For the tenth time since 2000, the Cardinals have Gold Glovers in their clubhouse.
This time, Yadier Molina and Albert Pujols paired up to make a defensive duo for the Redbirds.
For Molina, this award comes as no surprise. It's his third straight, placing him on the verge of joining an exclusive club composed of Johnny Bench, Del Crandall, Charles Johnson, and former Cardinal Mike Matheny—the only National Leaguers to win the award more than three times.
"Winning the award for a third year means a lot to me," said Molina. "It's why I work hard every day to be one of the best at my position. I'll continue to work hard to be the first to win four."
With his most recent victory, the question has become not whether Molina is the premier defensive backstop in baseball, but by how much he outpaces his peers. This season, Molina's 17 Zone Runs led all catchers, and was nearly double the total of runner-up Humberto Quintero. His 1.6 Defensive WAR also led all catchers by a wide margin, and Molina was fourth in the league in both categories.
Teammates have nothing but good things to say about the backstop.
"He's unbelievable," staff ace Chris Carpenter said of Molina, who has been his catcher since he won the Cy Young Award in 2005. "He's like the guy in the book 'The Blind Side.' Everybody talks about the wide receivers and quarterbacks and running backs that make those great plays, but none of that happens if the lineman does not do his job. ... Yadi is the unsung hero. He does so many things behind the scenes like calling pitches and blocking balls. It's not just about throwing guys out. He's an amazingly smart catcher, and it definitely gives me an advantage having him back there."
What he really excels at, though, is shutting down the opponent's running game. He led the league in caught stealing percentage once again this season, with 48.5% of runners caught.
Cubs fans will not soon forget the play Molina made against them last year. With a left-handed batter at the plate and a man on first, Molina deftly picked a breaking ball out of the dirt, wheeled around, and threw around the batter, picking the runner off at first.
Molina currently has 33 pick-offs through his first six full seasons. At that pace, he'll shatter the record of 81 set by Ivan Rodriguez, and will challenge the major league record of 94, held by pitchers Andy Pettitte and Kenny Rogers.
This should come as no surprise to anyone who has watched Molina play. His laser-cannon arm, plus nearly telepathic connection with first baseman Albert Pujols, are reminiscent of Indianapolis Colts quarterback Peyton Manning, who, like Molina, is the most cerebral player in his sport.
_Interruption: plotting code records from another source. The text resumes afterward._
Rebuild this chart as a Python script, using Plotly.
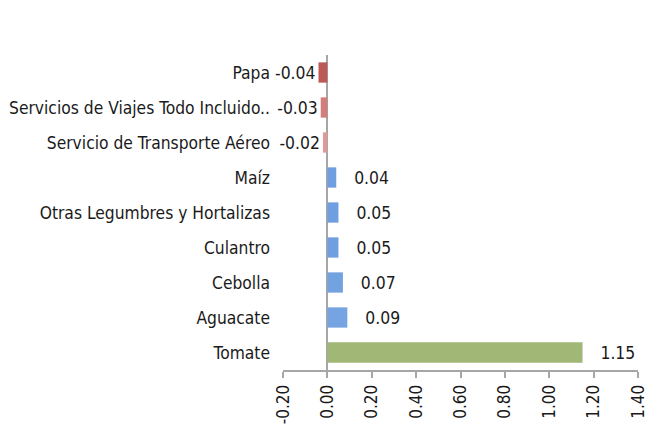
import plotly.graph_objects as go

categories = ['Papa', 'Servicios de Viajes Todo Incluido..', 'Servicio de Transporte Aéreo',
              'Maíz', 'Otras Legumbres y Hortalizas', 'Culantro', 'Cebolla', 'Aguacate', 'Tomate']
values = [-0.04, -0.03, -0.02, 0.04, 0.05, 0.05, 0.07, 0.09, 1.15]
bar_colors = ['#bb5957', '#d27e7c', '#dc9a99', '#6f9fe0', '#6f9fe0', '#6f9fe0',
              '#73a2e1', '#76a4e2', '#a0b775']
tick_vals = [-0.2, 0.0, 0.2, 0.4, 0.6, 0.8, 1.0, 1.2, 1.4]
tick_text = ['-0.20', '0.00', '0.20', '0.40', '0.60', '0.80', '1.00', '1.20', '1.40']

labels = []
for v in values:
    if v < 0:
        labels.append('%.2f' % v)
    else:
        labels.append('\u00a0\u00a0\u00a0%.2f' % v)

font = 'DejaVu Sans Condensed, Tahoma, sans-serif'

fig = go.Figure()
fig.add_trace(go.Bar(
    x=values,
    y=categories,
    orientation='h',
    width=0.58,
    marker=dict(color=bar_colors, line=dict(width=0)),
    text=labels,
    textposition='outside',
    textfont=dict(size=18, color='#1a1a1a', family=font),
    cliponaxis=False,
))

fig.update_layout(
    width=647,
    height=430,
    margin=dict(l=283, r=9, t=55, b=60),
    paper_bgcolor='white',
    plot_bgcolor='white',
    showlegend=False,
    font=dict(family=font, size=17, color='#1a1a1a'),
    xaxis=dict(
        range=[-0.2, 1.4],
        tickvals=tick_vals,
        ticktext=tick_text,
        tickangle=-90,
        showgrid=False,
        zeroline=True,
        zerolinecolor='#a6a6a6',
        zerolinewidth=2,
        showline=True,
        linecolor='#a6a6a6',
        linewidth=2,
        ticks='outside',
        ticklen=6,
        tickcolor='#a6a6a6',
        tickwidth=2,
        tickfont=dict(size=17),
        ticklabeloverflow='allow',
        automargin=False,
    ),
    yaxis=dict(
        autorange='reversed',
        showgrid=False,
        showline=False,
        ticks='',
        ticklabelstandoff=12,
        tickfont=dict(size=17.3),
        automargin=False,
    ),
)

# drop the default body margin so the figure fills the window exactly
fig.write_html('out.html',
               config={'displayModeBar': False},
               post_script="document.body.style.margin='0';document.body.style.overflow='hidden';")
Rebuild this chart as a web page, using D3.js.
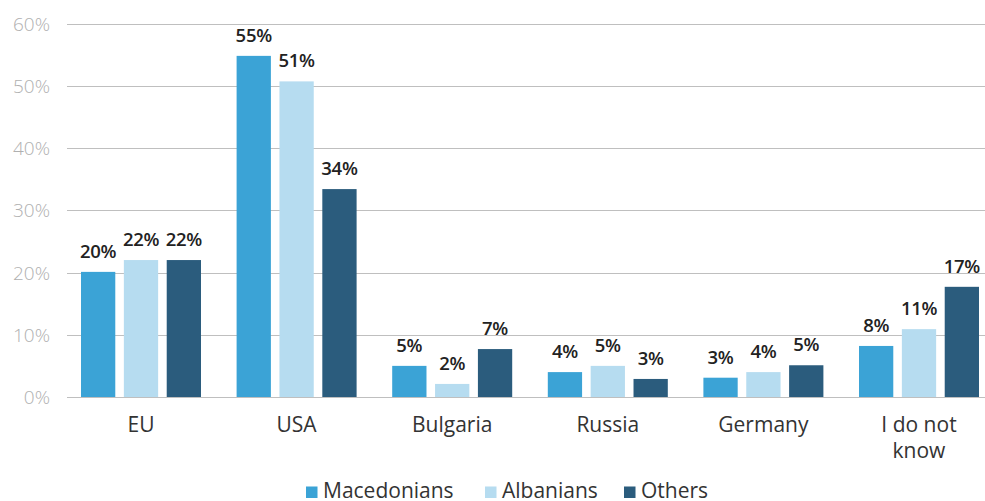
<!DOCTYPE html>
<html><head><meta charset="utf-8">
<script src="https://cdn.jsdelivr.net/npm/d3@7/dist/d3.min.js"></script>
<style>body{margin:0;background:#fff}svg{display:block;font-family:"Open Sans",sans-serif}</style>
</head><body><svg id="c" width="985" height="501"></svg>
<script>
const categories = ["EU","USA","Bulgaria","Russia","Germany","I do not know"];
const seriesNames = ["Macedonians","Albanians","Others"];
const macedonians = [20.1, 54.8, 5.0, 4.0, 3.1, 8.2];
const albanians = [22.0, 50.7, 2.1, 5.0, 4.0, 10.9];
const others = [22.0, 33.4, 7.7, 2.9, 5.1, 17.7];
const labelsMac = ["20%","55%","5%","4%","3%","8%"];
const labelsAlb = ["22%","51%","2%","5%","4%","11%"];
const labelsOth = ["22%","34%","7%","3%","5%","17%"];
const yTicks = [0,10,20,30,40,50,60];
const colors = ["#3ba3d6","#b6dcf0","#2b5c7d"];

const series = [macedonians, albanians, others];
const labels = [labelsMac, labelsAlb, labelsOth];
const svg = d3.select("#c");
const y = d3.scaleLinear().domain([0,60]).range([397,23.5]);
const x = d3.scaleBand().domain(categories).range([63.2,996.8]).paddingInner(0).paddingOuter(0);
const x1 = d3.scaleBand().domain(seriesNames).range([x.bandwidth()/2-60, x.bandwidth()/2+60]).paddingInner(0.2).paddingOuter(0);

// gridlines
svg.append("g").selectAll("line").data(yTicks).join("line")
  .attr("x1",67).attr("x2",985).attr("y1",d=>Math.round(y(d))+0.5).attr("y2",d=>Math.round(y(d))+0.5)
  .attr("stroke","#bfbfbf").attr("stroke-width",1);
svg.append("g").selectAll("text").data(yTicks).join("text")
  .attr("x",50).attr("y",d=>y(d)+7).attr("text-anchor","end")
  .attr("font-size",19).attr("font-weight",300).attr("fill","#b0b0b0").text(d=>d+"%");

// bars
seriesNames.forEach((s,si)=>{
  const g = svg.append("g");
  g.selectAll("rect").data(categories).join("rect")
    .attr("x",(c)=>x(c)+x1(s)).attr("width",x1.bandwidth())
    .attr("y",(c,i)=>y(series[si][i])).attr("height",(c,i)=>y(0)-y(series[si][i]))
    .attr("fill",colors[si]);
  g.selectAll("text").data(categories).join("text")
    .attr("x",(c)=>x(c)+x1(s)+x1.bandwidth()/2).attr("y",(c,i)=>y(series[si][i])-14)
    .attr("text-anchor","middle").attr("font-size",18.5).attr("font-weight",600)
    .attr("letter-spacing","-0.3").attr("fill","#222").text((c,i)=>labels[si][i]);
});

// category labels
const catLines = {"I do not know":["I do not","know"]};
svg.append("g").selectAll("text").data(categories).join("text")
  .attr("x",c=>x(c)+x.bandwidth()/2).attr("y",432).attr("text-anchor","middle")
  .attr("font-size",21).attr("fill","#333")
  .each(function(c){
    const lines = catLines[c]||[c];
    d3.select(this).selectAll("tspan").data(lines).join("tspan")
      .attr("x",x(c)+x.bandwidth()/2).attr("dy",(d,i)=>i?26:0).text(d=>d);
  });

// legend
const legX = [306,485,624];
const leg = svg.append("g");
seriesNames.forEach((s,i)=>{
  leg.append("rect").attr("x",legX[i]).attr("y",486.5).attr("width",11.5).attr("height",11.5).attr("fill",colors[i]);
  leg.append("text").attr("x",legX[i]+17).attr("y",498).attr("font-size",21).attr("fill","#333").text(s);
});
</script></body></html>
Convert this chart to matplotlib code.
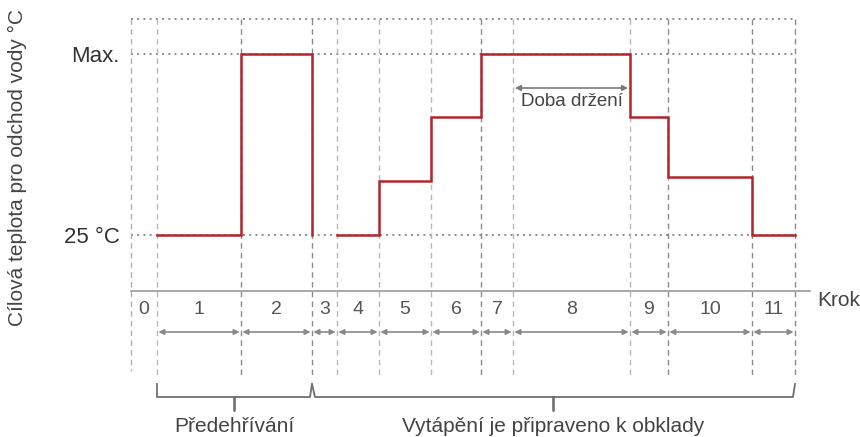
import numpy as np
import matplotlib
matplotlib.use("Agg")
import matplotlib.pyplot as plt
from matplotlib import transforms

plt.rcParams['font.family'] = ['Liberation Sans', 'DejaVu Sans']

# Step numbers and their relative durations
step_labels = ['0', '1', '2', '3', '4', '5', '6', '7', '8', '9', '10', '11']
step_durations = [26, 84, 71, 25, 42, 52, 50, 32, 117, 38, 84, 43]
# Target outlet temperature per step: 0 = 25 °C, 1 = Max. (None = no setpoint drawn)
step_levels = [None, 0.0, 1.0, None, 0.0, 0.30, 0.65, 1.0, 1.0, 0.65, 0.32, 0.0]
level_ticks = [0.0, 1.0]
level_tick_labels = ['25 °C', 'Max.']
hold_step = 8
phase_names = ['Předehřívání', 'Vytápění je připraveno k obklady']
phase_steps = [(1, 3), (3, 12)]   # (first edge index, last edge index)

edges = np.concatenate([[0], np.cumsum(step_durations)])

W, H = 860, 437
fig = plt.figure(figsize=(W / 100, H / 100), dpi=100)
ax = fig.add_axes([131 / W, 1 - 291 / H, (810 - 131) / W, (291 - 19) / H])

y_bottom = -56 / 181
y_top = 216 / 181
ax.set_xlim(0, 679)
ax.set_ylim(y_bottom, y_top)

for s in ['top', 'right', 'left']:
    ax.spines[s].set_visible(False)
ax.spines['bottom'].set_color('#9a9a9a')
ax.spines['bottom'].set_linewidth(1.2)
ax.set_xticks([])
ax.set_yticks(level_ticks)
ax.set_yticklabels(level_tick_labels, fontsize=16, color='#333333')
ax.tick_params(axis='y', length=0, pad=8)

def fy(px):
    """figure-fraction y for a pixel row"""
    return 1 - px / H

blend = transforms.blended_transform_factory(ax.transData, fig.transFigure)

grid_gray = '#8c8c8c'
dot_style = dict(color=grid_gray, lw=1.4, linestyle=(0, (1, 2.2)), zorder=1)

# dotted frame lines: top and the two reference levels
ax.plot([edges[0], edges[-1]], [y_top, y_top], clip_on=False, **dot_style)
for lv in level_ticks:
    ax.plot([edges[0], edges[-1]], [lv, lv], **dot_style)

# dashed vertical step boundaries
major_edges = {2, 3, 7, 10, 11, 12}
ax.plot([edges[0], edges[0]], [fy(19), fy(371)], transform=blend, clip_on=False,
        color='#b0b0b0', lw=1.0, linestyle=(0, (4, 3)), zorder=1)
for i in range(1, len(edges)):
    col = '#8a8a8a' if i in major_edges else '#b8b8b8'
    ax.plot([edges[i], edges[i]], [fy(19), fy(376)], transform=blend, clip_on=False,
            color=col, lw=1.0, linestyle=(0, (4, 3)), zorder=1)

# setpoint curve built as step segments
red = '#b0262b'
xs, ys = [], []
prev = None
for i, lv in enumerate(step_levels):
    if lv is None:
        if prev is not None:
            xs.append(edges[i]); ys.append(level_ticks[0])
            xs.append(np.nan); ys.append(np.nan)
        prev = None
        continue
    if prev is not None and prev != lv:
        xs.append(edges[i]); ys.append(lv)
    elif prev is None:
        xs.append(edges[i]); ys.append(lv)
    xs.append(edges[i + 1]); ys.append(lv)
    prev = lv
ax.plot(xs, ys, color=red, lw=1.8, solid_joinstyle='miter', zorder=5)

# hold time arrow
ax.annotate('', xy=(edges[hold_step + 1] - 2, fy(88)), xytext=(edges[hold_step] + 2, fy(88)),
            xycoords=blend, textcoords=blend,
            arrowprops=dict(arrowstyle='<|-|>', color='#7a7a7a', lw=1.2,
                            shrinkA=0, shrinkB=0, mutation_scale=8))
ax.text((edges[hold_step] + edges[hold_step + 1]) / 2, fy(102), 'Doba držení',
        transform=blend, ha='center', va='center', fontsize=13.5, color='#444444')

# step numbers and duration arrows
for i, lab in enumerate(step_labels):
    xc = (edges[i] + edges[i + 1]) / 2
    ax.text(xc, fy(310), lab, transform=blend, ha='center', va='center',
            fontsize=14, color='#555555')
    if i == 0:
        continue
    ax.annotate('', xy=(edges[i + 1], fy(332)), xytext=(edges[i], fy(332)),
                xycoords=blend, textcoords=blend, annotation_clip=False,
                arrowprops=dict(arrowstyle='<|-|>', color='#8a8a8a', lw=1.2,
                                shrinkA=1, shrinkB=1, mutation_scale=8))

ax.text(edges[-1] + 22, fy(300), 'Krok', transform=blend, ha='left', va='center',
        fontsize=15, color='#444444')

# phase braces
brace_col = '#6f6f6f'
for (a, b), name in zip(phase_steps, phase_names):
    xa, xb = edges[a], edges[b]
    xm = (xa + xb) / 2
    px = [xa, xa, xm, xm, xm, xb - 2, xb]
    py = [fy(384), fy(397), fy(397), fy(411), fy(397), fy(397), fy(384)]
    if a == 3:
        px[0], px[1] = xa, xa + 3
    ax.plot(px, py, transform=blend, clip_on=False, color=brace_col, lw=1.3,
            solid_joinstyle='round')
    ax.text(xm, fy(436), name, transform=blend, ha='center', va='bottom',
            fontsize=15, color='#444444')

fig.text(17 / W, fy(168), 'Cílová teplota pro odchod vody °C', rotation=90,
         ha='center', va='center', fontsize=15, color='#444444')

fig.savefig('out.png', dpi=100)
Speaking of Pujols, this was his his second such award, and although he isn't the revolutionary defensive wizard Molina is, he was still clearly the best player at his position. Albert led the league in putouts, double plays, fielding percentage, and range factor, and led all first basemen in assists.
He becomes the third Cardinal first baseman to win the award twice, joining defensive wizards Bill White and Keith Hernandez.
Pitcher Adam Wainwright and shortstop Brendan Ryan were also in contention for the award, but missed out to Bronson Arroyo and Troy Tulowitzki, respectively.
The winners were Arroyo, Molina, Pujols, Reds second baseman Brandon Phillips, Tulowitzki, Reds third baseman and former Cardinal Scott Rolen, and outfielders Shane Victorino, Michael Bourn, and Carlos Gonzalez.